Statistical power

The power of a statistical test is the probability that the test will reject a false null hypothesis * that is, that it will not make a Type II error. The higher the power, the greater the chance of obtaining a statistically significant result when the null hypothesis is false.

Statistical tests attempt to use data from samples to determine if differences or similarities exist in a population. For example, to test the null hypothesis that the mean scores of men and women on a test do not differ, samples of men and women will be drawn, the test administered to them, and the mean score in each group compared with a statistical test.
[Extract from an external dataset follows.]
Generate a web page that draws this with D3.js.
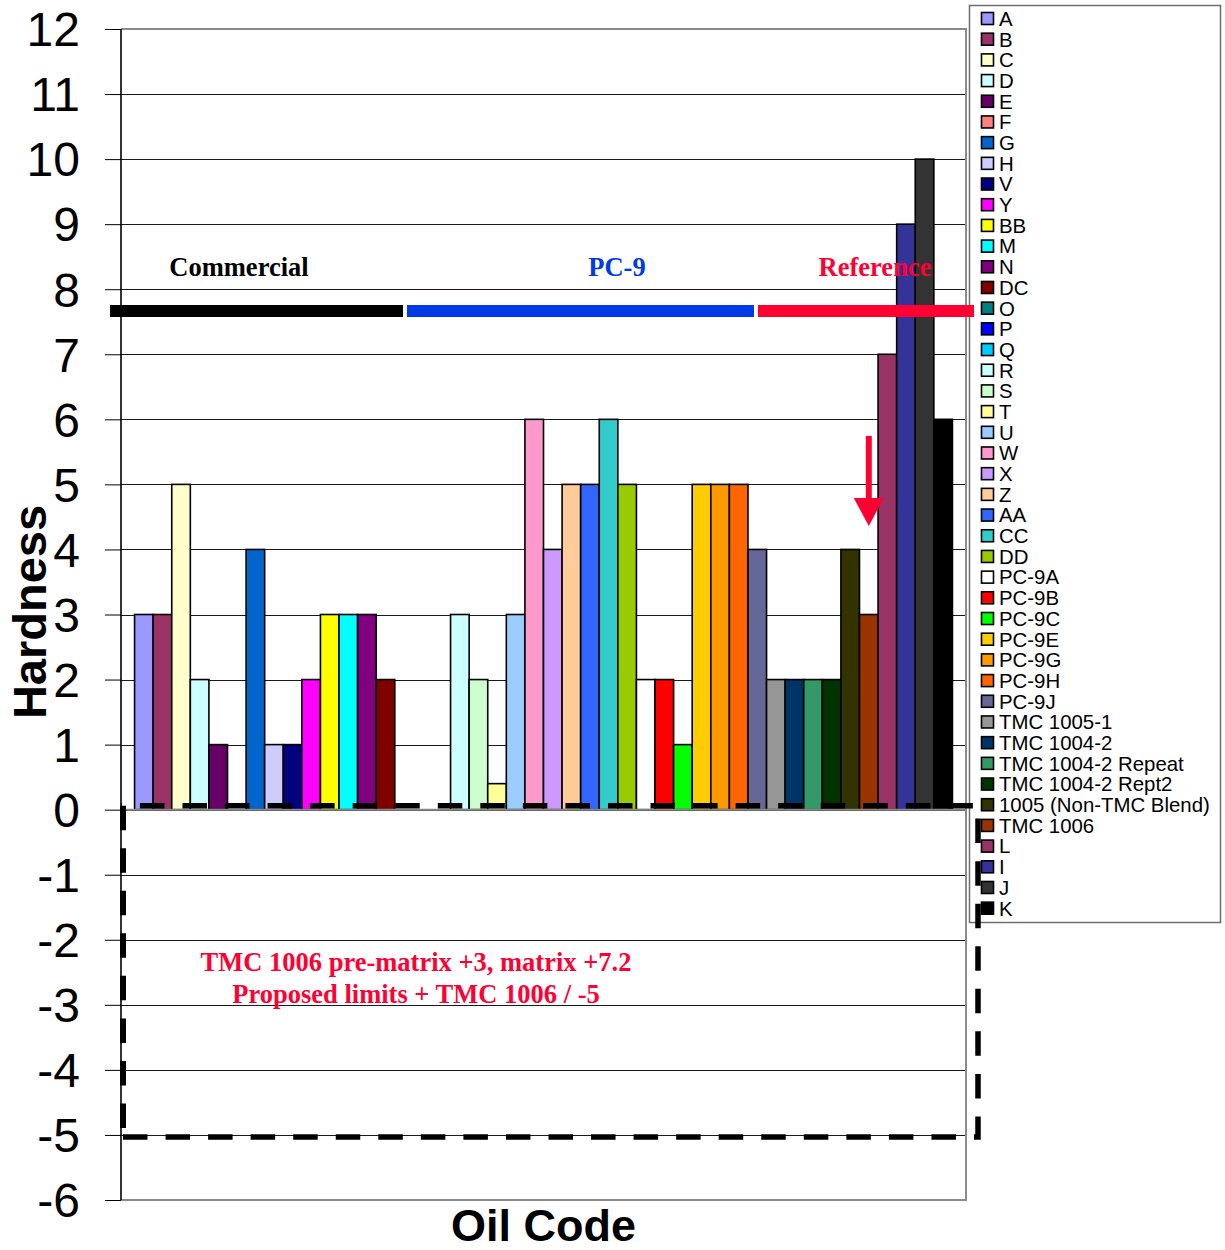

If the populations of men and women have different mean scores but the test of the sample data concludes that there is no such difference, a Type II error has been made.

Statistical power depends on the significance criterion, the size of the difference or the strength of the similarity (that is, the effect size) in the population, and the sensitivity of the data.

A significance criterion is a statement of how unlikely a difference must be, if the null hypothesis is true, to be considered significant. The most commonly used criteria are probabilities of 0.05, 0.01, and 0.001. If the criterion is 0.05, the probability of the difference must be less than 0.05, and so on. The greater the effect size, the greater the power. Calculation of power requires that researchers determine the effect size they want to detect.

Sensitivity can be increased by using statistical controls, by increasing the reliability of measures (as in psychometric reliability), and by increasing the size of the sample. Increasing sample size is the most commonly used method for increasing statistical power.

Although there are no formal standards for power, most researchers who assess the power of their tests use 0.80 as a standard for adequacy.